* [GOAL] Please return nothing but the lines between the line holding "Clone this chart in matplotlib." and the line holding "plt.rcParams['font.family'] = ['Inter', 'DejaVu", both ends included, without the pictures.

* [MATERIAL FOR THE TASK]
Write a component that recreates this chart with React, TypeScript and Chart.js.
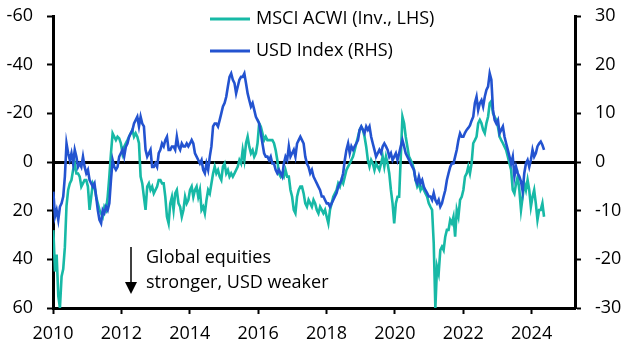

--

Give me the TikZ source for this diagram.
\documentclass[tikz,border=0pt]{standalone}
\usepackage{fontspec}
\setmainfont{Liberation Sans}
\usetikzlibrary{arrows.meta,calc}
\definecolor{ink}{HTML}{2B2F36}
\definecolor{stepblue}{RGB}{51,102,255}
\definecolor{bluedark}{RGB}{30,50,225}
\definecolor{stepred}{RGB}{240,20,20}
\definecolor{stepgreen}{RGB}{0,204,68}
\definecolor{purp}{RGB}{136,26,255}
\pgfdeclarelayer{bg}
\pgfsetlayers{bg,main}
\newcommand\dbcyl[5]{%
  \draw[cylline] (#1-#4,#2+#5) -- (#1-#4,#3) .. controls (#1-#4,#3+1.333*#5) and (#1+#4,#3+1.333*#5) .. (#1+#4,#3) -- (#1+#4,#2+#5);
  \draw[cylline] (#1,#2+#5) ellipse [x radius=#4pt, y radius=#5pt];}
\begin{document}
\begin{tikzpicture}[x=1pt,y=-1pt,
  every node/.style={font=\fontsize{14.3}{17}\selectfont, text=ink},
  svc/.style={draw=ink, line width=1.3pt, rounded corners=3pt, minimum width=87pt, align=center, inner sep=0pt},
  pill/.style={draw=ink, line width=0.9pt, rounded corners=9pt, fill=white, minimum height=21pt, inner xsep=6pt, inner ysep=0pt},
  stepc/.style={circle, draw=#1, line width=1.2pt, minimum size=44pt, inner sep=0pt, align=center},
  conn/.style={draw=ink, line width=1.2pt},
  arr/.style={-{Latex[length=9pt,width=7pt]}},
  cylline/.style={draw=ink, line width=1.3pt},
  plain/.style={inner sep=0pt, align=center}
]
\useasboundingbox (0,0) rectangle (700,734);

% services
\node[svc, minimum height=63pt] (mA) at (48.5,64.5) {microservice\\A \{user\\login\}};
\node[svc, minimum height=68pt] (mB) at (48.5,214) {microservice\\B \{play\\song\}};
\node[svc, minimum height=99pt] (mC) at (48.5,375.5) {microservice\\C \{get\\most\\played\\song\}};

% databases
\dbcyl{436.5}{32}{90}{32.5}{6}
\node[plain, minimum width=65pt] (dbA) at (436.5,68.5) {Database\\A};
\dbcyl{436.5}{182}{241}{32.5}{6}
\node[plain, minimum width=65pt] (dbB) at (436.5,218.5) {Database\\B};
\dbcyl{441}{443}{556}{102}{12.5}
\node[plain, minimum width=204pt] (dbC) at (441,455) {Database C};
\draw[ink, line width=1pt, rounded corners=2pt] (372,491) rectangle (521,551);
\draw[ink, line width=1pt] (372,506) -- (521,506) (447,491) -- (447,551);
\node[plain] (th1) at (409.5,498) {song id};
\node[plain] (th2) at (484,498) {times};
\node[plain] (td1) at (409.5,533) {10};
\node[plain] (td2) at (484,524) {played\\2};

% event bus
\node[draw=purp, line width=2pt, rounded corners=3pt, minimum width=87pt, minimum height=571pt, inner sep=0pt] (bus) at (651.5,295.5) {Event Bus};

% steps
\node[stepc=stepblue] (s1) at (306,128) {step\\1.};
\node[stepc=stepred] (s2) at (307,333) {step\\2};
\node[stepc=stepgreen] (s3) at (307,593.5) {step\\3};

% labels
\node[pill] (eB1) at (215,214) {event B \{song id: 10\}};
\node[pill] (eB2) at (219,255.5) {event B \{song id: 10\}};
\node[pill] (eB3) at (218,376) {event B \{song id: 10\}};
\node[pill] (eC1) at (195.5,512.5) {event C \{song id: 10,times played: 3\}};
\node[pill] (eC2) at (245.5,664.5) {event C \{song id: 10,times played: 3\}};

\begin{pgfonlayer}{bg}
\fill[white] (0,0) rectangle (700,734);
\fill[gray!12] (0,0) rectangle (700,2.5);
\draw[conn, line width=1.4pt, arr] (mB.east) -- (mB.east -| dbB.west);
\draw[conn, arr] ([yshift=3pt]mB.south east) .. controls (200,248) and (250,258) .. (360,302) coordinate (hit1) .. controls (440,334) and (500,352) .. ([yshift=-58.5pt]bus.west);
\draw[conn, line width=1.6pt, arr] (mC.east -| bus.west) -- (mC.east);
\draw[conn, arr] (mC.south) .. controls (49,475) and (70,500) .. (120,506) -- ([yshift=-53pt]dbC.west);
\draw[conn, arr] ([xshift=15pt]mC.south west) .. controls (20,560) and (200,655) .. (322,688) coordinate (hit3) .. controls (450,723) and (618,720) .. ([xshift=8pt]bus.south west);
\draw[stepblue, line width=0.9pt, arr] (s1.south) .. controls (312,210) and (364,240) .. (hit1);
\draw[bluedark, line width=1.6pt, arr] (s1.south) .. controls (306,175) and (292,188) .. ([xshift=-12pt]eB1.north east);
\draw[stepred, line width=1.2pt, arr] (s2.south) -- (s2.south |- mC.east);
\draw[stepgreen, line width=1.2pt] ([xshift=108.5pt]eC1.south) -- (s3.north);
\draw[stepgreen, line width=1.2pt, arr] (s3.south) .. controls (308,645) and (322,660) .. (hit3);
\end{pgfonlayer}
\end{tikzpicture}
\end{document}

...

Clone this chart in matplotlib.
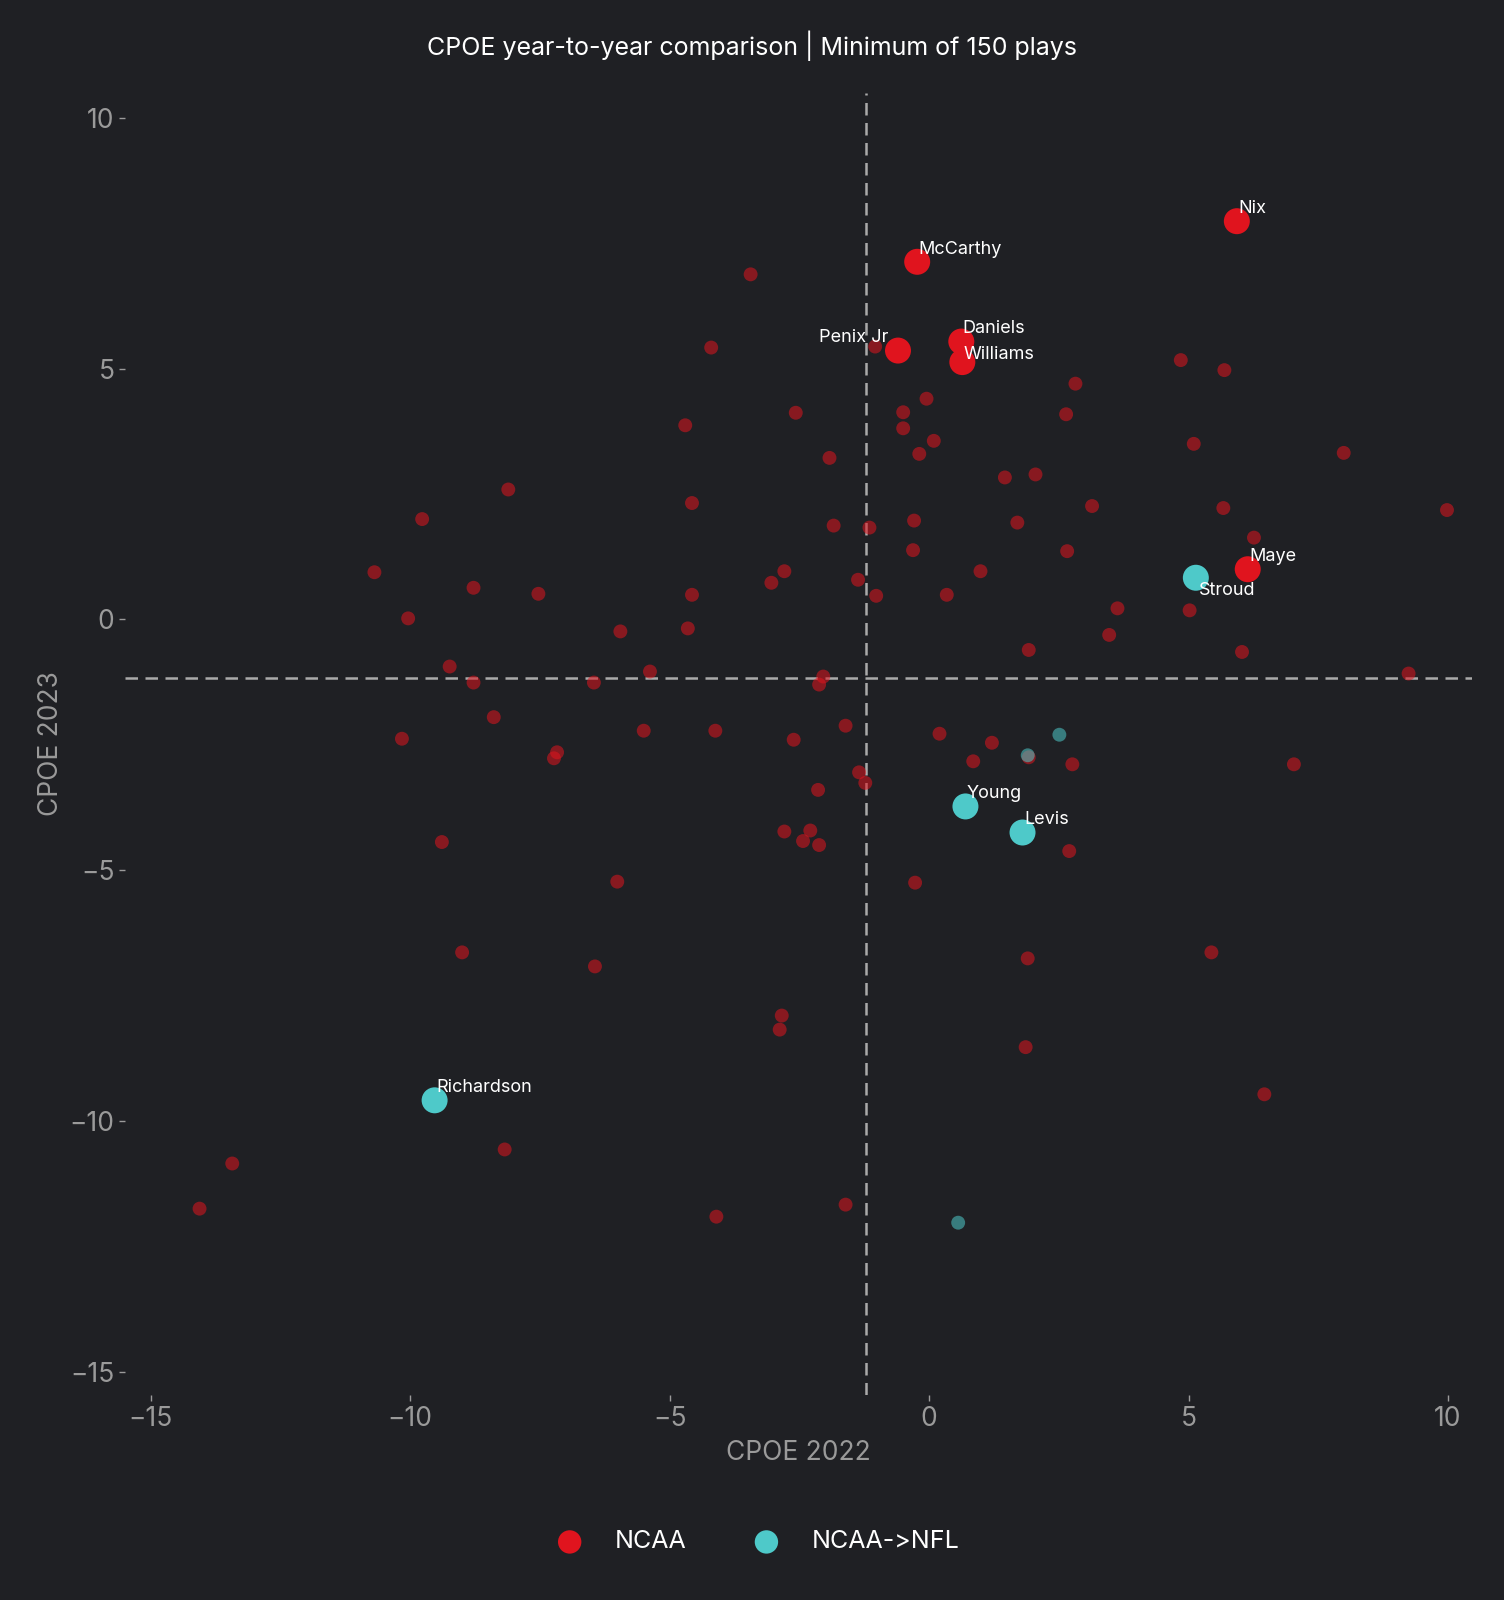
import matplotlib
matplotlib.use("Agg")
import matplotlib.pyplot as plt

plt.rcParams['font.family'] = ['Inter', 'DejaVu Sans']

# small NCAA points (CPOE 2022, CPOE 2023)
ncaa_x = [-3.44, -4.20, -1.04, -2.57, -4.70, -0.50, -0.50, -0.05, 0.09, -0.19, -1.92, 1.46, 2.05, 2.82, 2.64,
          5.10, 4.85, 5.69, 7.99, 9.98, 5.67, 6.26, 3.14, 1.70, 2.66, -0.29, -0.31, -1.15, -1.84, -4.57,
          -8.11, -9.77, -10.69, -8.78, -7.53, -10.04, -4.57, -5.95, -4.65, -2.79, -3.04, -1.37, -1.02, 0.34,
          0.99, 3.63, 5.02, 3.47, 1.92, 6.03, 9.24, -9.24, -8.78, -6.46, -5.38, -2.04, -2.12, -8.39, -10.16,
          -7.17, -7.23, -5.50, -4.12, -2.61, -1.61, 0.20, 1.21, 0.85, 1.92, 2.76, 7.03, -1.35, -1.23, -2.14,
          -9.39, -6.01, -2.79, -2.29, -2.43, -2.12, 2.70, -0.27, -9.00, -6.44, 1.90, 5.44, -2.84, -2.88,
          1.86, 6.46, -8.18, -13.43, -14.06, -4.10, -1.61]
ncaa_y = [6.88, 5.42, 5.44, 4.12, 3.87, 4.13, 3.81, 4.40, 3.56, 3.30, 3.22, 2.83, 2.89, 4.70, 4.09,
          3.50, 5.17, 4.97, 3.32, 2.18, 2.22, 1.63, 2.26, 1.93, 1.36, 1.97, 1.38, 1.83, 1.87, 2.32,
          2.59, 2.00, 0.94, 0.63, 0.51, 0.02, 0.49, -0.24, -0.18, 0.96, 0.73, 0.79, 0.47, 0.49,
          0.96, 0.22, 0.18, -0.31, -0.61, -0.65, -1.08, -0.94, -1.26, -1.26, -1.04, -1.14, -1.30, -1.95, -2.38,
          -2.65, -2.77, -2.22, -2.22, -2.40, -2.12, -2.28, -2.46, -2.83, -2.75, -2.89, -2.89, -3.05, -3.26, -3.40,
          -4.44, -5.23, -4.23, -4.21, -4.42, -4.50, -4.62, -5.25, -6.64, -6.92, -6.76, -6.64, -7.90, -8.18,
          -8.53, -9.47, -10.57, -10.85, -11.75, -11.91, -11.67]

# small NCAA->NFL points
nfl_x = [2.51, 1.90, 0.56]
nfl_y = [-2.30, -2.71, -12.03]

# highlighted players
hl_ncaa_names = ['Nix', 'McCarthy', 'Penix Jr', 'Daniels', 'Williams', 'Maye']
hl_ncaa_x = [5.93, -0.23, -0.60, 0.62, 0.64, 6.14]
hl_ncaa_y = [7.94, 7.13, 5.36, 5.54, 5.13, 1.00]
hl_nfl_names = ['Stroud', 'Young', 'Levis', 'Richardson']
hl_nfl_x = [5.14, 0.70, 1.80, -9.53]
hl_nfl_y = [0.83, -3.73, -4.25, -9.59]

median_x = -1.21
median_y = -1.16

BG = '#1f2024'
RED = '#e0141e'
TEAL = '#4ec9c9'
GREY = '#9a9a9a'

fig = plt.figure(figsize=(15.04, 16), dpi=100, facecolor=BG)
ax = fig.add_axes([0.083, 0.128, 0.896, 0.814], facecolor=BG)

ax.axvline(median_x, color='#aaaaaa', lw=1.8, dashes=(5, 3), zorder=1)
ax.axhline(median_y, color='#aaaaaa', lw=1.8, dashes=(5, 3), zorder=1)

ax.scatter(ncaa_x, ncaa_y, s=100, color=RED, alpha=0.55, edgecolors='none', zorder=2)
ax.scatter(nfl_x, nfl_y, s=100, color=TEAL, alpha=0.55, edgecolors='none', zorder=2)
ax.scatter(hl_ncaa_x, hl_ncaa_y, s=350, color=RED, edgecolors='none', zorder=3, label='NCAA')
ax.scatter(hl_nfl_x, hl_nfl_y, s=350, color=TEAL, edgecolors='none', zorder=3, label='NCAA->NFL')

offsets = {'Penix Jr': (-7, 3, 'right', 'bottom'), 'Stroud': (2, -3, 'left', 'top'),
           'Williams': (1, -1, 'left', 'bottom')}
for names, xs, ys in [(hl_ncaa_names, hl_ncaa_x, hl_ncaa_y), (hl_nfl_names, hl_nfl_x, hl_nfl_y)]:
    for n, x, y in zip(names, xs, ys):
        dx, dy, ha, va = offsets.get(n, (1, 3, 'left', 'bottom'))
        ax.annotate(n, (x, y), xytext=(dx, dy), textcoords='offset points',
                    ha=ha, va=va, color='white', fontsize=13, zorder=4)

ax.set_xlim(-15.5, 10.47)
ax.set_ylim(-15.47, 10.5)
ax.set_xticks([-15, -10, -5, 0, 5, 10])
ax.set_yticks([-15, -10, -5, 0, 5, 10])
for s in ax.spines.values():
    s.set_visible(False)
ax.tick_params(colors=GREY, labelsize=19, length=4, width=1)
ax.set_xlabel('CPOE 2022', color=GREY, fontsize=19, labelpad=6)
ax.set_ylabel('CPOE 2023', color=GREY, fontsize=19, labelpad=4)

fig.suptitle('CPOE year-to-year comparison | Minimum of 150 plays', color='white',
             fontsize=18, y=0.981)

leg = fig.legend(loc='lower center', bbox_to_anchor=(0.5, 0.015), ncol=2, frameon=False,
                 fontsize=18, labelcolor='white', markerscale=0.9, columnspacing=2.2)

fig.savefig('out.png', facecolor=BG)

* [WRITTEN ANSWER]
Clone this chart in matplotlib.
import matplotlib
matplotlib.use("Agg")
import matplotlib.pyplot as plt

plt.rcParams['font.family'] = ['Inter', 'DejaVu Sans']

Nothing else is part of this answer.